Well no, I’m not that sort of writer. My latest book, a small collection of stories called “Only Love Can Break Your Heart” is about growing up from the mid 1960’s to the early 1970’s. It’s definitely a period piece, so if you’re nostalgic and a fan of Mad Men, you might like it, but I hope it’s more than just a trip down memory lane for aging baby boomers. There’s quite a bit of sadness in the book, but I hope that readers will find something life affirming in it by the end. My two main characters, neighbors John and Miriam, from the age of ten through nineteen over the course of the three stories in the book amidst the chaos and around them. Ultimately, like every generation, have to chart their own course through life on their own terms. And so, I hope that with all the trappings of nostalgia, the heart of the story is about growing up in any age.
A few years ago, I read an unpublished novel written by a friend of mine that was about a family in upstate New York whose son is killed during the Tet offensive. The story is narrated by his fourteen year-old sister. It’s a fine novel and I hope someday it gets published. It evoked my own memories (as all good writing does) of growing up at the same time. I was just a child, protected from the cruelty of the outside world by loving parents, but that war was always there. The sound of Walter Cronkite’s’ voice on the evening news was just as much of a soundtrack as The Beatles’ records were . I was too young to worry about the draft or anything, but the war affected our community and our parents and so it affected us.

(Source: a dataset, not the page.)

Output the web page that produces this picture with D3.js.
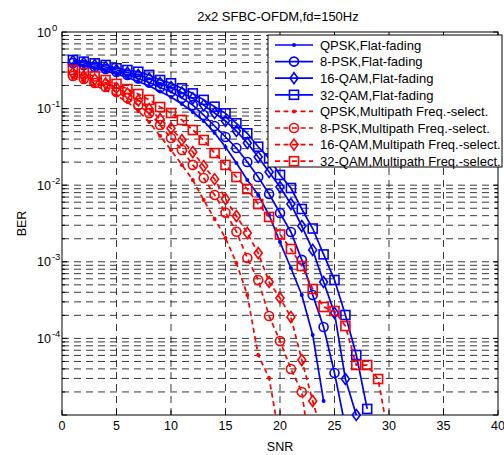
<!DOCTYPE html>
<html>
<head>
<meta charset="utf-8">
<script src="https://cdn.jsdelivr.net/npm/d3@7/dist/d3.min.js"></script>
<style>
body{margin:0;background:#fff;}
text{font-family:"Liberation Sans",Arial,sans-serif;fill:#000;}
</style>
</head>
<body>
<svg id="chart" width="504" height="455"></svg>
<script>
// SNR points (dB), one BER value per point, series stop where the curve stops
var snr = [1,2,3,4,5,6,7,8,9,10,11,12,13,14,15,16,17,18,19,20,21,22,23,24,25,26,27,28,29,30];

var qpskFlat = [0.382,0.360,0.334,0.310,0.283,0.255,0.226,0.197,0.167,0.142,0.115,0.0903,0.0689,0.0480,0.0315,0.0195,0.0117,0.00745,0.00408,0.00181,0.000830,0.000369,0.000111,0.0000152];
var psk8Flat = [0.394,0.371,0.349,0.329,0.300,0.275,0.247,0.219,0.189,0.165,0.138,0.111,0.0825,0.0593,0.0426,0.0306,0.0201,0.0128,0.00768,0.00434,0.00245,0.00106,0.000369,0.000141,0.0000353,0.0000070];
var qam16Flat = [0.418,0.394,0.371,0.349,0.319,0.296,0.275,0.247,0.216,0.191,0.162,0.136,0.111,0.0876,0.0689,0.0510,0.0356,0.0233,0.0149,0.00947,0.00568,0.00293,0.00143,0.000545,0.000215,0.0000295,0.0000100];
var qam32Flat = [0.431,0.410,0.390,0.371,0.336,0.319,0.303,0.275,0.236,0.214,0.184,0.158,0.130,0.106,0.0868,0.0643,0.0476,0.0318,0.0224,0.0136,0.00919,0.00489,0.00272,0.00125,0.000579,0.000202,0.0000607,0.0000120];

var qpskSel = [0.251,0.226,0.200,0.175,0.148,0.122,0.0930,0.0668,0.0439,0.0288,0.0184,0.0117,0.00641,0.00362,0.00204,0.000965,0.000369,0.0000607,0.0000304,0.0000047];
var psk8Sel = [0.266,0.243,0.216,0.191,0.165,0.138,0.111,0.0868,0.0611,0.0413,0.0288,0.0184,0.0124,0.00745,0.00438,0.00247,0.00112,0.000579,0.000196,0.0000925,0.0000399,0.0000200,0.0000020];
var qam16Sel = [0.292,0.266,0.240,0.213,0.186,0.157,0.128,0.0988,0.0731,0.0553,0.0389,0.0271,0.0178,0.0120,0.00660,0.00396,0.00238,0.00130,0.000545,0.000337,0.000190,0.0000522,0.0000152,0.0000049];
var qam32Sel = [0.319,0.292,0.263,0.236,0.210,0.180,0.155,0.130,0.105,0.0876,0.0710,0.0525,0.0389,0.0263,0.0184,0.0128,0.00892,0.00568,0.00385,0.00227,0.00147,0.000882,0.000442,0.000257,0.000228,0.000145,0.0000449,0.0000449,0.0000295,0.0000049];

var legendNames = ['QPSK,Flat-fading','8-PSK,Flat-fading','16-QAM,Flat-fading','32-QAM,Flat-fading',
  'QPSK,Multipath Freq.-select.','8-PSK,Multipath Freq.-select.','16-QAM,Multipath Freq.-select.','32-QAM,Multipath Freq.-select.'];

var xTicks = [0,5,10,15,20,25,30,35,40];
var yDecades = [0,-1,-2,-3,-4];

var series = [
  {vals: qpskFlat, color:'#0000ff', mark:'dot', dash:null},
  {vals: psk8Flat, color:'#0000ff', mark:'circle', dash:null},
  {vals: qam16Flat, color:'#0000ff', mark:'diamond', dash:null},
  {vals: qam32Flat, color:'#0000ff', mark:'square', dash:null},
  {vals: qpskSel, color:'#ff0000', mark:'dot', dash:'5,3.5'},
  {vals: psk8Sel, color:'#ff0000', mark:'circle', dash:'5,3.5'},
  {vals: qam16Sel, color:'#ff0000', mark:'diamond', dash:'5,3.5'},
  {vals: qam32Sel, color:'#ff0000', mark:'square', dash:'5,3.5'}
];

var pLeft = 62, pRight = 498, pTop = 32, pBottom = 415;
var svg = d3.select('#chart');

var x = d3.scaleLinear().domain([0, 40]).range([pLeft, pRight]);
var y = d3.scaleLog().domain([1e-5, 1]).range([pBottom, pTop]);

svg.append('defs').append('clipPath').attr('id', 'plotclip')
  .append('rect').attr('x', pLeft).attr('y', pTop).attr('width', pRight-pLeft).attr('height', pBottom-pTop);

// grid, dashed like matlab
var grid = svg.append('g').attr('stroke', '#222').attr('stroke-width', 0.9).attr('stroke-dasharray', '7,5');
xTicks.slice(1, -1).forEach(function(t){
  grid.append('line').attr('x1', x(t)).attr('x2', x(t)).attr('y1', pBottom).attr('y2', pTop);
});
var minorVals = [];
for(var d=-5; d<0; d++){
  for(var k=1; k<10; k++){
    if(d==-5 && k==1) continue;
    minorVals.push(k*Math.pow(10, d));
  }
}
minorVals.forEach(function(v){
  grid.append('line').attr('x1', pLeft).attr('x2', pRight).attr('y1', y(v)).attr('y2', y(v));
});

// ticks, inside the box on all four sides
var ticks = svg.append('g').attr('stroke', '#000').attr('stroke-width', 1);
xTicks.forEach(function(t){
  ticks.append('line').attr('x1', x(t)).attr('x2', x(t)).attr('y1', pBottom).attr('y2', pBottom-5);
  ticks.append('line').attr('x1', x(t)).attr('x2', x(t)).attr('y1', pTop).attr('y2', pTop+5);
});
minorVals.concat([1e-5, 1]).forEach(function(v){
  var len = (Math.abs(Math.log10(v) - Math.round(Math.log10(v))) < 1e-9) ? 5 : 3;
  ticks.append('line').attr('x1', pLeft).attr('x2', pLeft+len).attr('y1', y(v)).attr('y2', y(v));
  ticks.append('line').attr('x1', pRight).attr('x2', pRight-len).attr('y1', y(v)).attr('y2', y(v));
});

svg.append('rect').attr('x', pLeft).attr('y', pTop).attr('width', pRight-pLeft).attr('height', pBottom-pTop)
  .attr('fill', 'none').attr('stroke', '#000').attr('stroke-width', 1);

// tick labels
svg.append('g').selectAll('text').data(xTicks).enter().append('text')
  .attr('x', function(d){ return x(d); })
  .attr('y', 430)
  .attr('text-anchor', 'middle')
  .attr('font-size', 12.5)
  .text(function(d){ return d; });

var ylab = svg.append('g').selectAll('text').data(yDecades).enter().append('text')
  .attr('x', 37)
  .attr('y', function(d){ return y(Math.pow(10, d)) + 4.5; })
  .attr('font-size', 12.5);
ylab.append('tspan').text('10');
ylab.append('tspan').attr('dy', -6).attr('dx', 1).attr('font-size', 9.5).text(function(d){ return d; });

svg.append('text').attr('x', (pLeft+pRight)/2).attr('y', 451).attr('text-anchor', 'middle').attr('font-size', 12.5).text('SNR');
svg.append('text').attr('transform', 'translate(26,' + ((pTop+pBottom)/2) + ') rotate(-90)')
  .attr('text-anchor', 'middle').attr('font-size', 12.5).text('BER');
svg.append('text').attr('x', (pLeft+pRight)/2 - 2).attr('y', 21).attr('text-anchor', 'middle').attr('font-size', 13).text('2x2 SFBC-OFDM,fd=150Hz');

function drawMarker(g, type, color, cx, cy){
  if(type=='dot'){
    g.append('circle').attr('cx', cx).attr('cy', cy).attr('r', 2).attr('fill', color);
  } else if(type=='circle'){
    g.append('circle').attr('cx', cx).attr('cy', cy).attr('r', 4.5).attr('fill', 'none').attr('stroke', color).attr('stroke-width', 1.6);
  } else if(type=='diamond'){
    g.append('path').attr('d', 'M' + cx + ',' + (cy-5.5) + 'L' + (cx+4) + ',' + cy + 'L' + cx + ',' + (cy+5.5) + 'L' + (cx-4) + ',' + cy + 'Z')
      .attr('fill', 'none').attr('stroke', color).attr('stroke-width', 1.6);
  } else if(type=='square'){
    g.append('rect').attr('x', cx-4.5).attr('y', cy-4.5).attr('width', 9).attr('height', 9)
      .attr('fill', 'none').attr('stroke', color).attr('stroke-width', 1.6);
  }
}

var line = d3.line().x(function(d, i){ return x(snr[i]); }).y(function(d){ return y(d); });

series.forEach(function(s){
  var g = svg.append('g');
  g.append('path').attr('d', line(s.vals))
    .attr('clip-path', 'url(#plotclip)')
    .attr('fill', 'none').attr('stroke', s.color).attr('stroke-width', 1.7)
    .attr('stroke-dasharray', s.dash);
  s.vals.forEach(function(v, i){
    if(v >= 0.97e-5) drawMarker(g, s.mark, s.color, x(snr[i]), y(v));
  });
});

// legend
var lg = svg.append('g');
lg.append('rect').attr('x', 268).attr('y', 35).attr('width', 234).attr('height', 132)
  .attr('fill', '#fff').attr('stroke', '#000').attr('stroke-width', 1);
series.forEach(function(s, i){
  var ry = 45 + i*16.6;
  lg.append('line').attr('x1', 275).attr('x2', 313).attr('y1', ry).attr('y2', ry)
    .attr('stroke', s.color).attr('stroke-width', 1.7).attr('stroke-dasharray', s.dash);
  drawMarker(lg, s.mark, s.color, 294, ry);
  lg.append('text').attr('x', 320).attr('y', ry + 4.7).attr('font-size', 13).text(legendNames[i]);
});
</script>
</body>
</html>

I made the characters in my story a few years older than I was at the time, but set it in locations that are very familiar to me. It’s not autobiographical in the strictness sense but rather about people I might have known.
I wrote each of the three stories about a year apart from one another, each of them on the spur of the moment when I particular scene or dramatic situation popped into my head. With that, I sat down and essentially riffed on the image I had in my head, not knowing where each story would end up or where my characters would be deposited. I didn’t realize that I was working on an actual story cycle until I wrote the third story.
What have your reviews been like so far?
I’ve gotten some good reviews for Only Love Can Break Your Heart. What’s been most gratifying they way the reviewers describe the book. It appears to resonate with each of them in a personal way, not one that I was necessarily conscious of when I wrote it, but in retrospect valid interpretations. That tells me that I did a few things right. It’s also, for me at least, what writing is all about. It’s not at all about expressing myself, but about making an intimate connection to a reader by creating a shared experience with him or her. That’s what literature does.
What are you working on now?
The story of John and Miriam will continue with more stories, the one I’m working on right now has a working title of “Fortunate Son” and is set in the beginning of the Reagan administration, about ten years after the last story. I’m also working on a short novel about a thirty love triangle that comes to a shattering end at a summer writer’s conference in Southampton, NY. It has the usual themes of love (romantic and platonic), friendship, loyalty, infidelity, and lust. In short, the whole of human experience, minus the vampires, zombies, and car chases, all compressed into a single summer.
When will we see them?
One word at time, one sentence at a time, one paragraph at a time…
In other words, you are avoiding the question.
Well, thank you for your time.
My pleasure. I spend most of my time walking around mumbling to myself anyway, so I might as well write some of it down.